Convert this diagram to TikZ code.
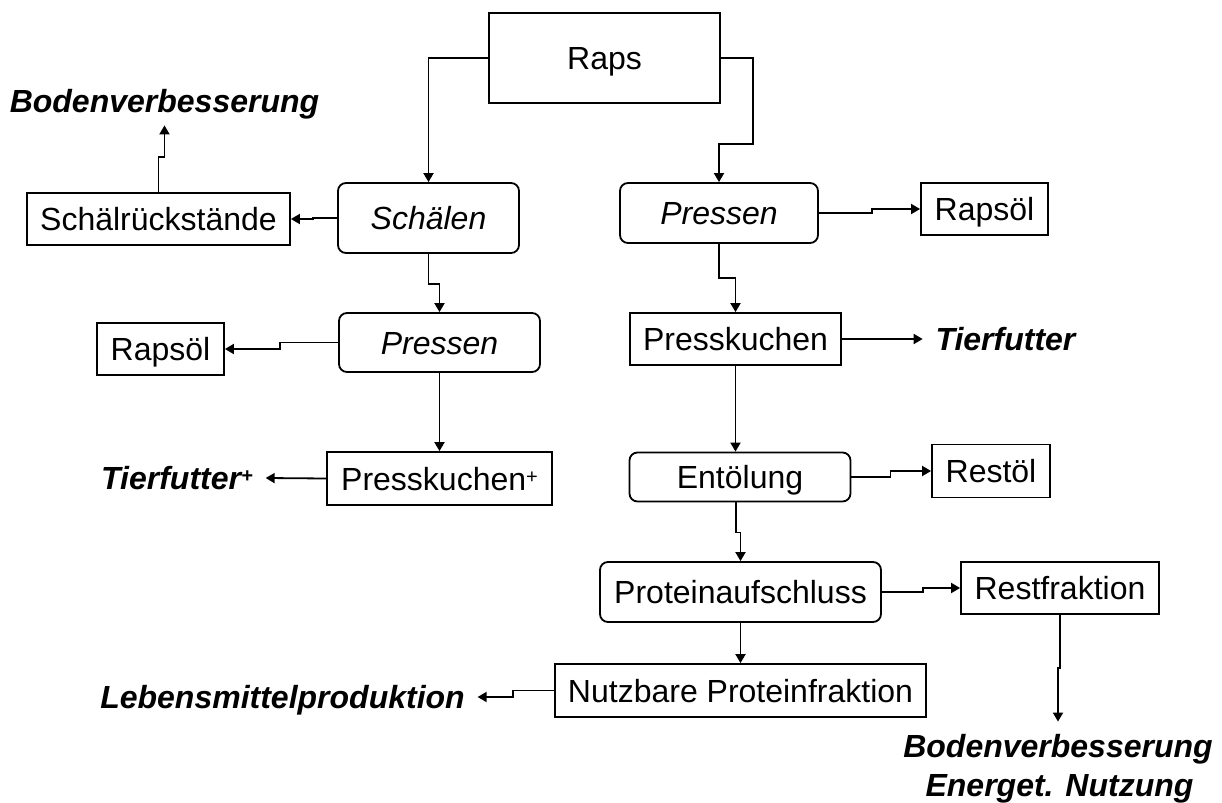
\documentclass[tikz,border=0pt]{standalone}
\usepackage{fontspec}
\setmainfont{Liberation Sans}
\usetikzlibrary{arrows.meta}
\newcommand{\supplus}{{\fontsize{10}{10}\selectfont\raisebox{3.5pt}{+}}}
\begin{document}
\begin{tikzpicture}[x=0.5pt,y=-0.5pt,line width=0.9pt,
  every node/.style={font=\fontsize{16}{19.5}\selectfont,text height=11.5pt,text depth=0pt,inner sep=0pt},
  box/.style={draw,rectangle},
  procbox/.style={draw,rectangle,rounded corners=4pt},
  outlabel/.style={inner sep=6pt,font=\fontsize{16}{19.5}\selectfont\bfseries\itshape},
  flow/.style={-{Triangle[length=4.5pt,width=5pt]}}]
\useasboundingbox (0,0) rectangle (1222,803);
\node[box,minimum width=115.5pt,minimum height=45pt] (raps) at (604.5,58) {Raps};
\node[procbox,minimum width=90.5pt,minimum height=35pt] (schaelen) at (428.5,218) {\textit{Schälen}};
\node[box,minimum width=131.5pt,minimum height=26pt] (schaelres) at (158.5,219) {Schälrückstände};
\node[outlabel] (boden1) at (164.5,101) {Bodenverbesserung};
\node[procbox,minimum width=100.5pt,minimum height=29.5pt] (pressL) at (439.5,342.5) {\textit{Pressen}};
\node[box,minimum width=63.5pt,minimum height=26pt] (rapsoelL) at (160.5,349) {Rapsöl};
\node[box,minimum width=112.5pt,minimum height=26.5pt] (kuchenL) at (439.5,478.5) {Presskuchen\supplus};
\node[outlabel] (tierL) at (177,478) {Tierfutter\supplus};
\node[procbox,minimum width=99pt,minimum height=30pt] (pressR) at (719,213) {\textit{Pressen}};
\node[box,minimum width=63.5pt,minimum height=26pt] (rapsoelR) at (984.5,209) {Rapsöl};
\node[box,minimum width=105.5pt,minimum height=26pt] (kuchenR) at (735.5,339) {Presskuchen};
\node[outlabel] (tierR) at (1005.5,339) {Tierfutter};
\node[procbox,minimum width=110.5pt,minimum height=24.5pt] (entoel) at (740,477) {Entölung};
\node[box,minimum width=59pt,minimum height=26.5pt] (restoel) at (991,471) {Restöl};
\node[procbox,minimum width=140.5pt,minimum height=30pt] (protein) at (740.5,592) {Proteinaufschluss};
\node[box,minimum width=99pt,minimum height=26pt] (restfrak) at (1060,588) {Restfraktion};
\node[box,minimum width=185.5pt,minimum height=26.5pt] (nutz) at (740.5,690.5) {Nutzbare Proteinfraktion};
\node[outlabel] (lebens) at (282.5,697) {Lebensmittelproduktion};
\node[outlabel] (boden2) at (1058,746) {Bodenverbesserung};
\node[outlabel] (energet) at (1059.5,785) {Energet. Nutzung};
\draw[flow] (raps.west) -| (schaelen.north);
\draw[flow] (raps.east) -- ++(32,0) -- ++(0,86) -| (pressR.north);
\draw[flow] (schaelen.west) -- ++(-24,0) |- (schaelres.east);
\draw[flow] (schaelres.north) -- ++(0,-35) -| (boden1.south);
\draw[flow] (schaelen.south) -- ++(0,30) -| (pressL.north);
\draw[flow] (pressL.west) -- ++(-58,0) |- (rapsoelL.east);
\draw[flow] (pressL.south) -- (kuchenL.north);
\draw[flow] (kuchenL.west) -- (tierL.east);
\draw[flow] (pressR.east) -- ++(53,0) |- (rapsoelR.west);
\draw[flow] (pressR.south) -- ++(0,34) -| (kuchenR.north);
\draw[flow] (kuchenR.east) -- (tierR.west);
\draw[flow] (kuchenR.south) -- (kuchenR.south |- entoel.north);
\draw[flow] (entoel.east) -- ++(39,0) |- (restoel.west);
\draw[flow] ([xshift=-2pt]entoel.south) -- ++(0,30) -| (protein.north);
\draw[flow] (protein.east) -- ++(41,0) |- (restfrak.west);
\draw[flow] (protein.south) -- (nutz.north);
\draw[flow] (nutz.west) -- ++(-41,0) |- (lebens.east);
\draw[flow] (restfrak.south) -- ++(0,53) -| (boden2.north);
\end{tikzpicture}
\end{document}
* * *
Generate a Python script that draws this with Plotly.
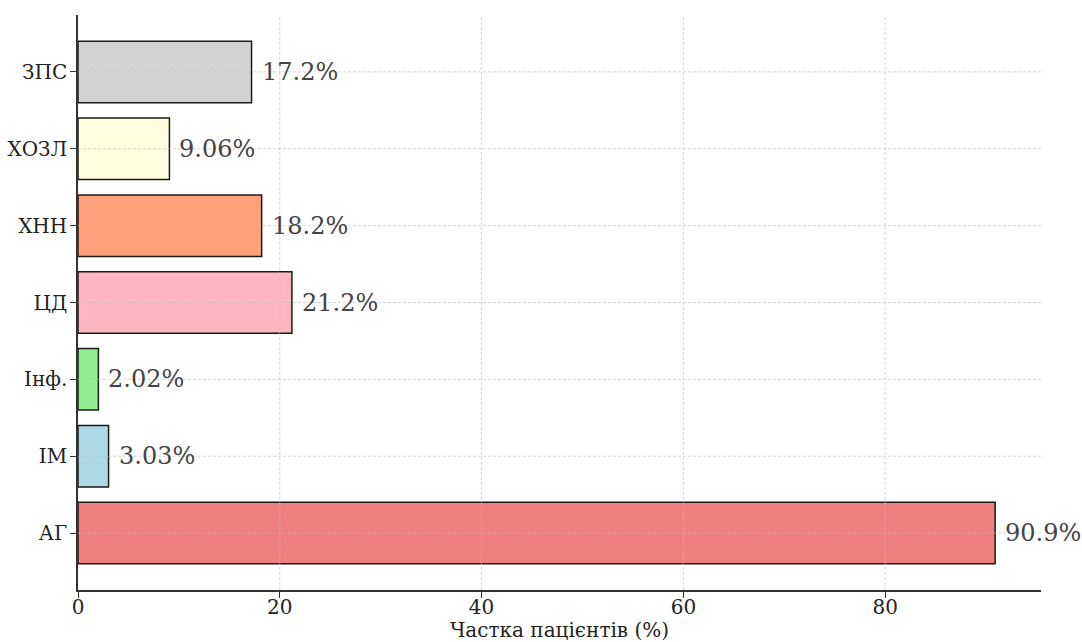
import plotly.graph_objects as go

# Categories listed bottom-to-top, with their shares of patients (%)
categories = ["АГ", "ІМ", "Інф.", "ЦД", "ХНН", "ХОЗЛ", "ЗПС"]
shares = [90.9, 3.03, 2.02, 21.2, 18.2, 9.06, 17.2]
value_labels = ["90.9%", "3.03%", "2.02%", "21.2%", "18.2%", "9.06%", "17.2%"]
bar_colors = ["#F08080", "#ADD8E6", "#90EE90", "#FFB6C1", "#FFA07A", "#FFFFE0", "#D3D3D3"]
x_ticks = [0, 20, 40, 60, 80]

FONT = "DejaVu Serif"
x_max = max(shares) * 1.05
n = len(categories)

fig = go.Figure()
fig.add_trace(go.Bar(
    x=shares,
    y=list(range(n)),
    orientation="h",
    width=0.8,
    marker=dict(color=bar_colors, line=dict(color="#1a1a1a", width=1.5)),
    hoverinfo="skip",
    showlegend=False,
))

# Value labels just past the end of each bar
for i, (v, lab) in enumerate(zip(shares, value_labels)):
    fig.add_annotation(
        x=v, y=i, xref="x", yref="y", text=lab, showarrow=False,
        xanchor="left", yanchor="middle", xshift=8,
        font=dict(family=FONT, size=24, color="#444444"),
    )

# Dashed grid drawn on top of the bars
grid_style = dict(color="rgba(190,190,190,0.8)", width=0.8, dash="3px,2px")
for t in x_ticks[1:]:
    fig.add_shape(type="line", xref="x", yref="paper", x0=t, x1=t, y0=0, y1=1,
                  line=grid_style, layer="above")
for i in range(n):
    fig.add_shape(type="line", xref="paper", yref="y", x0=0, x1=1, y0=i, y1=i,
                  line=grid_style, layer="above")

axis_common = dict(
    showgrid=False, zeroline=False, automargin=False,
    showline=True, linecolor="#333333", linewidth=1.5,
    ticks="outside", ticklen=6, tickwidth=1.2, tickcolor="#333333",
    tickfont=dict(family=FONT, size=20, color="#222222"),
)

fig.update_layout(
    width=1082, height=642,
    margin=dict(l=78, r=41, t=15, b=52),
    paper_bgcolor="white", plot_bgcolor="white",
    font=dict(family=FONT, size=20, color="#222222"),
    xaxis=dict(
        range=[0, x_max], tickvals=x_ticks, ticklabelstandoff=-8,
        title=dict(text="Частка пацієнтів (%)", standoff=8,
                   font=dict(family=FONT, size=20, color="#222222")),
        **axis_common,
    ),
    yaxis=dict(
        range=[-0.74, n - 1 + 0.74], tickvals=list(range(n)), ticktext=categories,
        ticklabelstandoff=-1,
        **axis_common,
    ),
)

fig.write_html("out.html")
* * *
Instructions for the task:
Gather and return every line that holds the string "this".

Final result:
Convert this diagram to TikZ code.
Generate a Python script that draws this with Plotly.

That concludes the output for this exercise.